Reproduce the material word for word; the images stay out.

↓↓↓

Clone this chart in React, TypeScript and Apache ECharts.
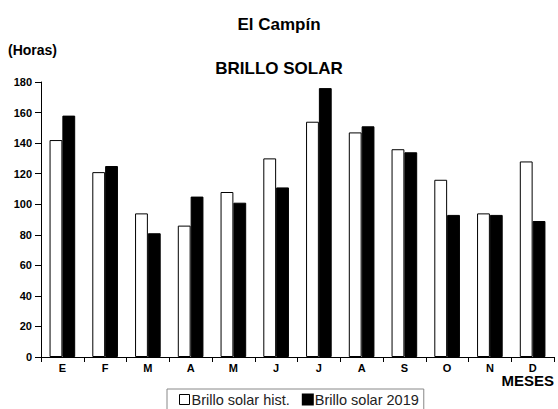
import React, { useEffect, useRef } from "react";
import * as echarts from "echarts";

const months = ["E", "F", "M", "A", "M", "J", "J", "A", "S", "O", "N", "D"];
const histValues = [142, 121, 94, 86, 108, 130, 154, 147, 136, 116, 94, 128];
const values2019 = [158, 125, 81, 105, 101, 111, 176, 151, 134, 93, 93, 89];
const yTicks = { min: 0, max: 180, interval: 20 };

const FONT = "'Liberation Sans', Arial, sans-serif";

export default function App() {
  const ref = useRef<HTMLDivElement>(null);
  useEffect(() => {
    if (!ref.current) return;
    const chart = echarts.init(ref.current, null, { renderer: "svg" });
    chart.setOption({
      animation: false,
      backgroundColor: "#ffffff",
      textStyle: { fontFamily: FONT },
      title: [
        {
          text: "El Campín",
          left: "center",
          top: 11,
          textStyle: { fontSize: 17, fontWeight: "bold", color: "#000", fontFamily: FONT },
        },
        {
          text: "BRILLO SOLAR",
          left: "center",
          top: 55,
          textStyle: { fontSize: 17, fontWeight: "bold", color: "#000", fontFamily: FONT },
        },
      ],
      graphic: [
        {
          type: "text",
          left: 8,
          top: 43,
          style: { text: "(Horas)", font: `bold 14px ${FONT}`, fill: "#000" },
        },
        {
          type: "text",
          right: 4,
          top: 373,
          style: { text: "MESES", font: `bold 15px ${FONT}`, fill: "#000" },
        },
      ],
      legend: {
        left: 167,
        top: 389,
        padding: [3, 5, 3, 12],
        borderColor: "#888",
        borderWidth: 1,
        itemWidth: 10,
        itemHeight: 10,
        itemGap: 12,
        icon: "rect",
        textStyle: { fontSize: 14.5, color: "#222", fontFamily: FONT, padding: [0, 0, 0, -3] },
        data: [
          { name: "Brillo solar hist.", itemStyle: { color: "#fff", borderColor: "#000", borderWidth: 1 } },
          { name: "Brillo solar 2019", itemStyle: { color: "#000" } },
        ],
      },
      grid: { left: 41, right: 4, top: 82, bottom: 52, containLabel: false },
      xAxis: {
        type: "category",
        data: months,
        axisLine: { lineStyle: { color: "#000", width: 1 } },
        axisTick: { show: true, length: 5, inside: false, lineStyle: { color: "#000" } },
        axisLabel: {
          fontSize: 11,
          lineHeight: 10,
          fontWeight: "bold",
          color: "#000",
          margin: 6,
          fontFamily: FONT,
        },
      },
      yAxis: {
        type: "value",
        min: yTicks.min,
        max: yTicks.max,
        interval: yTicks.interval,
        splitLine: { show: false },
        axisLine: { show: true, lineStyle: { color: "#000", width: 1 } },
        axisTick: { show: true, length: 6, lineStyle: { color: "#000" } },
        axisLabel: { fontSize: 11, fontWeight: "bold", color: "#000", margin: 9, fontFamily: FONT },
      },
      series: [
        {
          name: "Brillo solar hist.",
          type: "bar",
          data: histValues,
          barWidth: "30%",
          barGap: "0%",
          itemStyle: { color: "#fff", borderColor: "#000", borderWidth: 1 },
        },
        {
          name: "Brillo solar 2019",
          type: "bar",
          data: values2019,
          barWidth: "30%",
          barGap: "0%",
          itemStyle: { color: "#000", borderColor: "#000", borderWidth: 1 },
        },
      ],
    });
    return () => chart.dispose();
  }, []);
  return (
    <div
      ref={ref}
      style={{ position: "fixed", left: 0, top: 0, width: 558, height: 409 }}
    />
  );
}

↑↑↑

#### Solution for this exercise
Clone this chart in React, TypeScript and Apache ECharts.
import React, { useEffect, useRef } from "react";
import * as echarts from "echarts";

const months = ["E", "F", "M", "A", "M", "J", "J", "A", "S", "O", "N", "D"];
const histValues = [142, 121, 94, 86, 108, 130, 154, 147, 136, 116, 94, 128];
const values2019 = [158, 125, 81, 105, 101, 111, 176, 151, 134, 93, 93, 89];
const yTicks = { min: 0, max: 180, interval: 20 };

const FONT = "'Liberation Sans', Arial, sans-serif";

export default function App() {
  const ref = useRef<HTMLDivElement>(null);
  useEffect(() => {
    if (!ref.current) return;
    const chart = echarts.init(ref.current, null, { renderer: "svg" });
    chart.setOption({
      animation: false,
      backgroundColor: "#ffffff",
      textStyle: { fontFamily: FONT },
      title: [
        {
          text: "El Campín",
          left: "center",
          top: 11,
          textStyle: { fontSize: 17, fontWeight: "bold", color: "#000", fontFamily: FONT },
        },
        {
          text: "BRILLO SOLAR",
          left: "center",
          top: 55,
          textStyle: { fontSize: 17, fontWeight: "bold", color: "#000", fontFamily: FONT },
        },
      ],
      graphic: [
        {
          type: "text",
          left: 8,
          top: 43,
          style: { text: "(Horas)", font: `bold 14px ${FONT}`, fill: "#000" },
        },
        {
          type: "text",
          right: 4,
          top: 373,
          style: { text: "MESES", font: `bold 15px ${FONT}`, fill: "#000" },
        },
      ],
      legend: {
        left: 167,
        top: 389,
        padding: [3, 5, 3, 12],
        borderColor: "#888",
        borderWidth: 1,
        itemWidth: 10,
        itemHeight: 10,
        itemGap: 12,
        icon: "rect",
        textStyle: { fontSize: 14.5, color: "#222", fontFamily: FONT, padding: [0, 0, 0, -3] },
        data: [
          { name: "Brillo solar hist.", itemStyle: { color: "#fff", borderColor: "#000", borderWidth: 1 } },
          { name: "Brillo solar 2019", itemStyle: { color: "#000" } },
        ],
      },
      grid: { left: 41, right: 4, top: 82, bottom: 52, containLabel: false },
      xAxis: {
        type: "category",
        data: months,
        axisLine: { lineStyle: { color: "#000", width: 1 } },
        axisTick: { show: true, length: 5, inside: false, lineStyle: { color: "#000" } },
        axisLabel: {
          fontSize: 11,
          lineHeight: 10,
          fontWeight: "bold",
          color: "#000",
          margin: 6,
          fontFamily: FONT,
        },
      },
      yAxis: {
        type: "value",
        min: yTicks.min,
        max: yTicks.max,
        interval: yTicks.interval,
        splitLine: { show: false },
        axisLine: { show: true, lineStyle: { color: "#000", width: 1 } },
        axisTick: { show: true, length: 6, lineStyle: { color: "#000" } },
        axisLabel: { fontSize: 11, fontWeight: "bold", color: "#000", margin: 9, fontFamily: FONT },
      },
      series: [
        {
          name: "Brillo solar hist.",
          type: "bar",
          data: histValues,
          barWidth: "30%",
          barGap: "0%",
          itemStyle: { color: "#fff", borderColor: "#000", borderWidth: 1 },
        },
        {
          name: "Brillo solar 2019",
          type: "bar",
          data: values2019,
          barWidth: "30%",
          barGap: "0%",
          itemStyle: { color: "#000", borderColor: "#000", borderWidth: 1 },
        },
      ],
    });
    return () => chart.dispose();
  }, []);
  return (
    <div
      ref={ref}
      style={{ position: "fixed", left: 0, top: 0, width: 558, height: 409 }}
    />
  );
}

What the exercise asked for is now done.